■ **Data to process**
□ □ □ □

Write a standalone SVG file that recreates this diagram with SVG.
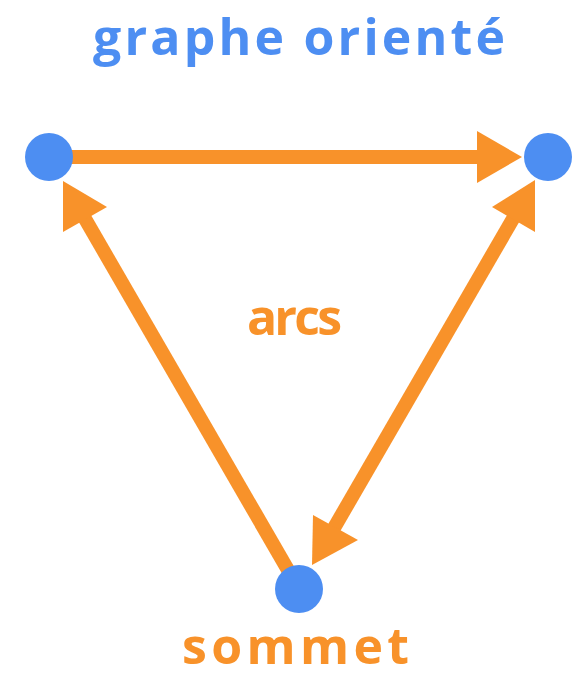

□ □ □ □

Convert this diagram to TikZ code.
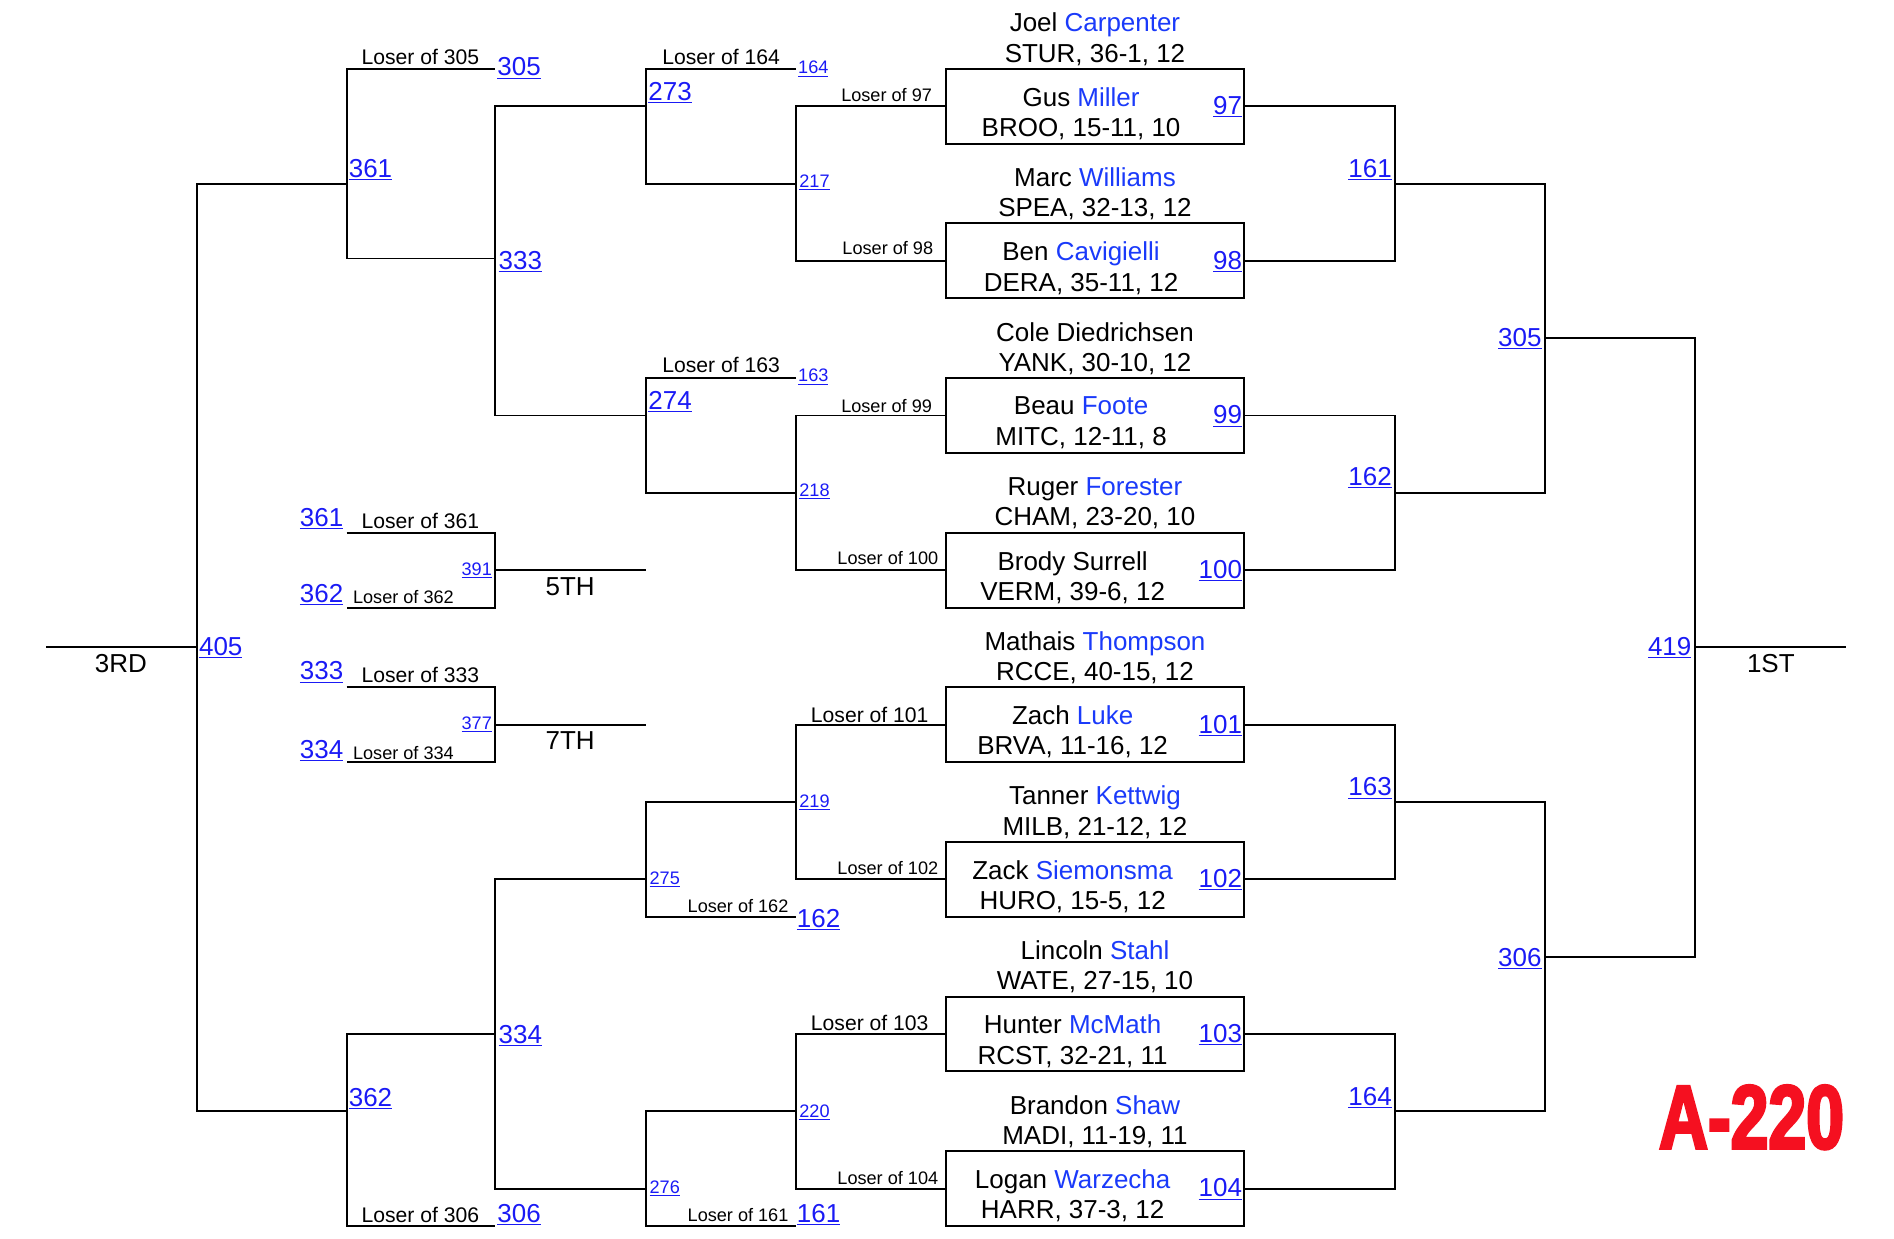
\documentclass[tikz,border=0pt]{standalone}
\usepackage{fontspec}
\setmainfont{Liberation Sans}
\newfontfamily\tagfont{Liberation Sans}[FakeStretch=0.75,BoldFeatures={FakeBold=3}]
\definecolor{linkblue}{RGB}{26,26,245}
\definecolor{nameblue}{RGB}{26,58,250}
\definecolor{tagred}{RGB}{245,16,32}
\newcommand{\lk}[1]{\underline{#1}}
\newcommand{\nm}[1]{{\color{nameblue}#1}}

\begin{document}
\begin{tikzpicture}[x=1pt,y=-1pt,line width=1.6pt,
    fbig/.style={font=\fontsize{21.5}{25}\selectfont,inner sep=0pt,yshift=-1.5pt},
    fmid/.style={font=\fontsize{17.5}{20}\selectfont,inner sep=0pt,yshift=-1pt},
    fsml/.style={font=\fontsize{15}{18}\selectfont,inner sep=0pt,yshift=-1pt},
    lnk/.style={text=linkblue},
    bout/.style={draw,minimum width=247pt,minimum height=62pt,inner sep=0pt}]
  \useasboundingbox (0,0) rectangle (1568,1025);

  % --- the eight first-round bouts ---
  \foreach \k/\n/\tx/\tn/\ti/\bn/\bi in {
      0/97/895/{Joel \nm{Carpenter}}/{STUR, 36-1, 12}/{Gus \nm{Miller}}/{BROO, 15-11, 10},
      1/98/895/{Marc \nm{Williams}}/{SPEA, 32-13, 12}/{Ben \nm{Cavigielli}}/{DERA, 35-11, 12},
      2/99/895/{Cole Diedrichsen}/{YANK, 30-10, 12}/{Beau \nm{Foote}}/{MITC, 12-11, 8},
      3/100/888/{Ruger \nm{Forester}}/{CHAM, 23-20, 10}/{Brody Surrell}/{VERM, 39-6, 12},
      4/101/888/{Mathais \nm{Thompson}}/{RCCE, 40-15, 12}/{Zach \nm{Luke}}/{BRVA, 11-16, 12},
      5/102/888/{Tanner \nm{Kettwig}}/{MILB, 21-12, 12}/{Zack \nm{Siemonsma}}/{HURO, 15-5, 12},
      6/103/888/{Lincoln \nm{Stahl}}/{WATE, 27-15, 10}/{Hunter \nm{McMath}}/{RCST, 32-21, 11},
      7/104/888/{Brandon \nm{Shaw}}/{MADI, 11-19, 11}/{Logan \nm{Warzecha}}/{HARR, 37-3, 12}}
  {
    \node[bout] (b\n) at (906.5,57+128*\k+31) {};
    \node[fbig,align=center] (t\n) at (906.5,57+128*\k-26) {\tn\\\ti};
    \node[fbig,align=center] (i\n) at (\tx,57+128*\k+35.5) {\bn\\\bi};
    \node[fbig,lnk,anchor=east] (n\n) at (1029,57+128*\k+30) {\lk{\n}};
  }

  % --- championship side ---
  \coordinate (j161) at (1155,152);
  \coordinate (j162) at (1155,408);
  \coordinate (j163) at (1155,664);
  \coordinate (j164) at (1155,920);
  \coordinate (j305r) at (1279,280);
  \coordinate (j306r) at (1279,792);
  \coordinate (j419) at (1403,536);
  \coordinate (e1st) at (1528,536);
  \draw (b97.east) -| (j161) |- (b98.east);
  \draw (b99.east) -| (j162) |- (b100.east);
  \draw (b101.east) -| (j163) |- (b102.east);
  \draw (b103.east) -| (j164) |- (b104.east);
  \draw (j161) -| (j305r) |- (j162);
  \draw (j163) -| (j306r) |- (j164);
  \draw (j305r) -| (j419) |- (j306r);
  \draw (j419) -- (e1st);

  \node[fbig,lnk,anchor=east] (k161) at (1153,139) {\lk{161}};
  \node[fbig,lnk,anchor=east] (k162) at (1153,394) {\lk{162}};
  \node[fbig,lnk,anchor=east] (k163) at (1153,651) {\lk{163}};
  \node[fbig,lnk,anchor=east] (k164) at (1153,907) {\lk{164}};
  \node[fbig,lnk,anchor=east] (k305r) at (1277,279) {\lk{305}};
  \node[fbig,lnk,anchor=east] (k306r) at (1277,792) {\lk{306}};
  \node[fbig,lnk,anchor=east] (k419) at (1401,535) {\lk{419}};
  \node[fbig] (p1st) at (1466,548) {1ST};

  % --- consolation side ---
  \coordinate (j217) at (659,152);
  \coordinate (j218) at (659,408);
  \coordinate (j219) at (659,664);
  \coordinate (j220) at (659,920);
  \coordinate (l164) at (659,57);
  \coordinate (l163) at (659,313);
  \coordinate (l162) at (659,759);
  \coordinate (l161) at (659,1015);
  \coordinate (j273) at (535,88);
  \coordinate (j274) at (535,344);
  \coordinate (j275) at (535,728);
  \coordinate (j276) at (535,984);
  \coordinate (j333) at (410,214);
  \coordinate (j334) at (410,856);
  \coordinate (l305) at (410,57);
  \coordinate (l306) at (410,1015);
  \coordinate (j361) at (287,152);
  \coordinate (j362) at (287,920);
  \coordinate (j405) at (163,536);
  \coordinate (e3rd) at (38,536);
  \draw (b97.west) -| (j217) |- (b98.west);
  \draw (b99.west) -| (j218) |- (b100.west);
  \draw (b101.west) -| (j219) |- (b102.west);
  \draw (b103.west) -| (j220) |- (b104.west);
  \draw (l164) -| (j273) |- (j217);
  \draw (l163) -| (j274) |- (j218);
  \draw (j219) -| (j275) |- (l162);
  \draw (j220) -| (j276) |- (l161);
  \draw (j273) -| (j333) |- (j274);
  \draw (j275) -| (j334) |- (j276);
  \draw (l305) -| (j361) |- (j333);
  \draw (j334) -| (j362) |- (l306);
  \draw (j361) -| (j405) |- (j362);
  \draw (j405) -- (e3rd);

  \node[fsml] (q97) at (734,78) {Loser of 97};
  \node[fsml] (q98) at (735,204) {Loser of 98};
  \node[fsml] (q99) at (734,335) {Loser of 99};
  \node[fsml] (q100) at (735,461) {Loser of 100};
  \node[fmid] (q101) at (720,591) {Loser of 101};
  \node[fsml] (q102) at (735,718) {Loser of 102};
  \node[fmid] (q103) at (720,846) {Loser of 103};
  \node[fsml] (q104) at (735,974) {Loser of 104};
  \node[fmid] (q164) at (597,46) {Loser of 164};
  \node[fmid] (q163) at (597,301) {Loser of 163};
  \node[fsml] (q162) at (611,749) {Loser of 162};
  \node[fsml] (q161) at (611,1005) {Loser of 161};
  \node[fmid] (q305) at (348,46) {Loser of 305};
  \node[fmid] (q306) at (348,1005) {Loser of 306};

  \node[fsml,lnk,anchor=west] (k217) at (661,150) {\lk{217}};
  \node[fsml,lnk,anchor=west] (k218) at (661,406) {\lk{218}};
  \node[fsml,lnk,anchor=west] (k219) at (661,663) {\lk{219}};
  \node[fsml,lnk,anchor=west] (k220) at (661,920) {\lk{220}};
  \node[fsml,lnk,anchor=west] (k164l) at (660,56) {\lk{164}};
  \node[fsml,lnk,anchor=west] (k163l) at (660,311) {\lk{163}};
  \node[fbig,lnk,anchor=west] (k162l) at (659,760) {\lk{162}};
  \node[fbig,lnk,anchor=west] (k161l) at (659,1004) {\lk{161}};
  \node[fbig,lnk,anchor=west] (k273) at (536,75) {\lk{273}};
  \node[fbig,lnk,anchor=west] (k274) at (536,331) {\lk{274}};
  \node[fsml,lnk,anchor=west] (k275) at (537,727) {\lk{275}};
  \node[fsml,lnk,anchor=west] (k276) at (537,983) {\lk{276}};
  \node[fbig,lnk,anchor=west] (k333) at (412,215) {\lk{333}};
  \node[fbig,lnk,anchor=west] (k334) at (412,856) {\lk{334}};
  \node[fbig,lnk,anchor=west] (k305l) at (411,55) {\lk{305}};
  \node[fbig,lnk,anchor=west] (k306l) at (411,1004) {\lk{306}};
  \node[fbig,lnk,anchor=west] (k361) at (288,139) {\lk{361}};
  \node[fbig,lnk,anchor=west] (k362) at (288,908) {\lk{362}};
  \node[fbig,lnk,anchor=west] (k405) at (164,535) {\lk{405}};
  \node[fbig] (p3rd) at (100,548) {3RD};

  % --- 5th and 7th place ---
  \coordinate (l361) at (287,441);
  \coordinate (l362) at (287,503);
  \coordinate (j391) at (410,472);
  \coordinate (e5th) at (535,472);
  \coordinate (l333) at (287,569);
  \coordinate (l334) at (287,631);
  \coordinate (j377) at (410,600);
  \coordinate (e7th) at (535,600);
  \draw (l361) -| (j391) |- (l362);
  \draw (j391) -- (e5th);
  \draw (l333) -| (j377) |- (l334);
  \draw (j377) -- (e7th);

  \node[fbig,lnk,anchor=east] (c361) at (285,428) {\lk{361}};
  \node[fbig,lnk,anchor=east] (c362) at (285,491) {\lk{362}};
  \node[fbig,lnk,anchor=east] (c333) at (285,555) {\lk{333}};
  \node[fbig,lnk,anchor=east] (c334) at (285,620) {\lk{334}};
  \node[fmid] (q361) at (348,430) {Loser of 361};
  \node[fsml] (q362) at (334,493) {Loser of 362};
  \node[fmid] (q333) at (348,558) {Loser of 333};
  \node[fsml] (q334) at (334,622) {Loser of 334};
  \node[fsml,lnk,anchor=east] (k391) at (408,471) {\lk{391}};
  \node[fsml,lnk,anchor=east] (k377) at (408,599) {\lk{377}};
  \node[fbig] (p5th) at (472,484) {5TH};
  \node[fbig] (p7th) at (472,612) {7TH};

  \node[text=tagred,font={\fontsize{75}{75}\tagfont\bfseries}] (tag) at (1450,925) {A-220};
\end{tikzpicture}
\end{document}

□ □ □ □

■ **Directions**
Gather up every line in the data above that contains the word "this", copying each one.

■ **Correct response**
Write a standalone SVG file that recreates this diagram with SVG.
Convert this diagram to TikZ code.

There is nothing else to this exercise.